Plus libre d’expérimenter
« J’ai d’abord essayé de travailler dans des fermes au Japon, mais l’élevage là-bas est très intensif, raconte-t-il. Cela ne correspondait pas à mon image de l’agriculture. J’ai décidé donc de changer de pays. » S’il choisit la France, c’est que cet amateur de cyclisme en a vu de belles images à la télé. « J’ai visité la Savoie grâce au Tour de France, explique-t-il. Et j’ai constaté qu’il y avait des vaches. »
Débarquant dans l’Hexagone en 2002 avec dix mots de vocabulaire, Miti apprend le français, puis la fabrication fromagère. Entre les deux, il reprend un emploi d’un an au Japon pour financer sa formation en Savoie. Il s’initie à l’élaboration de tome, raclette, abondance, reblochon…, sans oublier le beaufort, dans lequel il se spécialise au début. « Après sept ans et demi à affiner du beaufort dans une fruitière de Savoie, j’ai eu envie de changer, poursuit-il. L’abondance est aussi un fromage excellent et intéressant, car il reste encore des choses à explorer dans sa fabrication. »

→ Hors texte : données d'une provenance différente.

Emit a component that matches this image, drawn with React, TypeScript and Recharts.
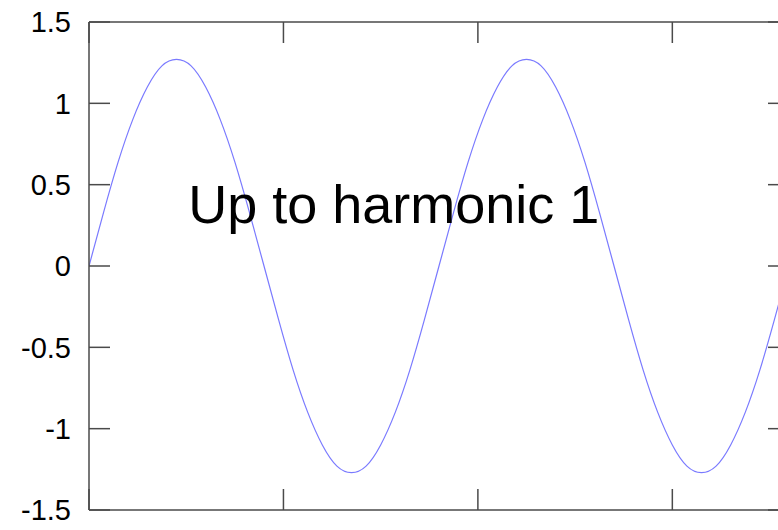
import { LineChart, Line, XAxis, YAxis, ReferenceDot } from 'recharts';

// phase in degrees, two full periods
const phase = [
  0, 15, 30, 45, 60, 75, 90, 105, 120, 135, 150, 165, 180, 195, 210, 225, 240, 255, 270, 285, 300, 315, 330, 345,
  360, 375, 390, 405, 420, 435, 450, 465, 480, 495, 510, 525, 540, 555, 570, 585, 600, 615, 630, 645, 660, 675, 690, 705,
  720,
];

// curve value (first harmonic only)
const harmonic1 = [
  0, 0.33, 0.64, 0.9, 1.1, 1.23, 1.27, 1.23, 1.1, 0.9, 0.64, 0.33, 0, -0.33, -0.64, -0.9, -1.1, -1.23, -1.27, -1.23, -1.1,
  -0.9, -0.64, -0.33, 0, 0.33, 0.64, 0.9, 1.1, 1.23, 1.27, 1.23, 1.1, 0.9, 0.64, 0.33, 0, -0.33, -0.64, -0.9, -1.1, -1.23,
  -1.27, -1.23, -1.1, -0.9, -0.64, -0.33, 0,
];

const xTicks = [0, 200, 400, 600];
const yTicks = [-1.5, -1, -0.5, 0, 0.5, 1, 1.5];

const labelText = 'Up to harmonic 1';

const frame = '#4a4a4a';
const frameWidth = 1.5;
const tickLen = 21;

// gnuplot style: tick marks point into the plot, mirrored on all four sides
function BottomTick({ x, y }: any) {
  return <line x1={x} y1={y} x2={x} y2={y - tickLen} stroke={frame} strokeWidth={frameWidth} />;
}

function TopTick({ x, y }: any) {
  return <line x1={x} y1={y} x2={x} y2={y + tickLen} stroke={frame} strokeWidth={frameWidth} />;
}

function LeftTick({ x, y, payload }: any) {
  return (
    <g>
      <line x1={x} y1={y} x2={x + tickLen} y2={y} stroke={frame} strokeWidth={frameWidth} />
      <text x={x - 18} y={y} dy="0.36em" textAnchor="end" fontSize={29} fill="#000">
        {String(payload.value)}
      </text>
    </g>
  );
}

function RightTick({ x, y }: any) {
  return <line x1={x} y1={y} x2={x - tickLen} y2={y} stroke={frame} strokeWidth={frameWidth} />;
}

export default function App() {
  const data = phase.map((x, i) => ({ x, y: harmonic1[i] }));

  return (
    <div
      style={{
        position: 'fixed',
        left: 0,
        top: 0,
        width: 778,
        height: 530,
        overflow: 'hidden',
        background: '#fff',
        fontFamily: '"Liberation Sans", Arial, sans-serif',
      }}
    >
      <LineChart width={800} height={530} data={data} margin={{ top: 21, right: 10, bottom: 19, left: 0 }}>
        <XAxis
          dataKey="x"
          type="number"
          domain={[0, 720]}
          ticks={xTicks}
          interval={0}
          height={1}
          tickSize={0}
          tickMargin={0}
          tickLine={false}
          tick={<BottomTick />}
          stroke={frame}
          strokeWidth={frameWidth}
          allowDataOverflow
        />
        <XAxis
          xAxisId="top"
          dataKey="x"
          orientation="top"
          type="number"
          domain={[0, 720]}
          ticks={xTicks}
          interval={0}
          height={1}
          tickSize={0}
          tickMargin={0}
          tickLine={false}
          tick={<TopTick />}
          stroke={frame}
          strokeWidth={frameWidth}
          allowDataOverflow
        />
        <YAxis
          type="number"
          domain={[-1.5, 1.5]}
          ticks={yTicks}
          interval={0}
          width={89}
          tickSize={0}
          tickMargin={0}
          tickLine={false}
          tick={<LeftTick />}
          stroke={frame}
          strokeWidth={frameWidth}
          allowDataOverflow
        />
        <YAxis
          yAxisId="right"
          orientation="right"
          type="number"
          domain={[-1.5, 1.5]}
          ticks={yTicks}
          interval={0}
          width={1}
          tickSize={0}
          tickMargin={0}
          tickLine={false}
          tick={<RightTick />}
          stroke={frame}
          strokeWidth={frameWidth}
          allowDataOverflow
        />
        <Line
          dataKey="y"
          type="natural"
          stroke="#7a7aff"
          strokeWidth={1.2}
          dot={false}
          activeDot={false}
          isAnimationActive={false}
        />
        <ReferenceDot
          x={102}
          y={0.38}
          r={0}
          fill="none"
          stroke="none"
          label={{ value: labelText, position: 'right', offset: 0, fontSize: 54, fill: '#000' }}
        />
      </LineChart>
    </div>
  );
}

En effet, si ces deux spécialités sont protégées par une AOP, leur cahier des charges laisse quelques marges de manœuvre. « Sur la température, le choix et la dose de ferments utilisés, la durée de chaque étape, le fromager fait ses propres réglages pour obtenir un produit stable et le meilleur possible, détaille Miti. Comme l’abondance est moins connu que le beaufort, je me sens plus libre d’expérimenter. »
Il apprécie aussi les soins aux bêtes, c’est lui qui s’occupe des veaux avant l’arrivée des patrons. « On a la même passion du fromage et des animaux, la même envie de produire de la qualité », résume Émilie, qui ne cache pas son admiration pour son salarié « venu de l’autre bout du monde pour concrétiser son rêve ». Elle l’encourage dans ses initiatives, comme lorsqu’il a voulu se lancer dans la raclette.
« Cela diversifie mon travail sans demander d’investir dans du nouveau matériel, à part les cercles à fromage, explique Miti. La raclette apporte aussi de la souplesse, car elle permet de conserver le lait trente-six heures, contre quatorze pour l’abondance. Et c’est merveilleux d’observer qu’avec le lait des mêmes vaches, on obtient deux fromages complètement différents. »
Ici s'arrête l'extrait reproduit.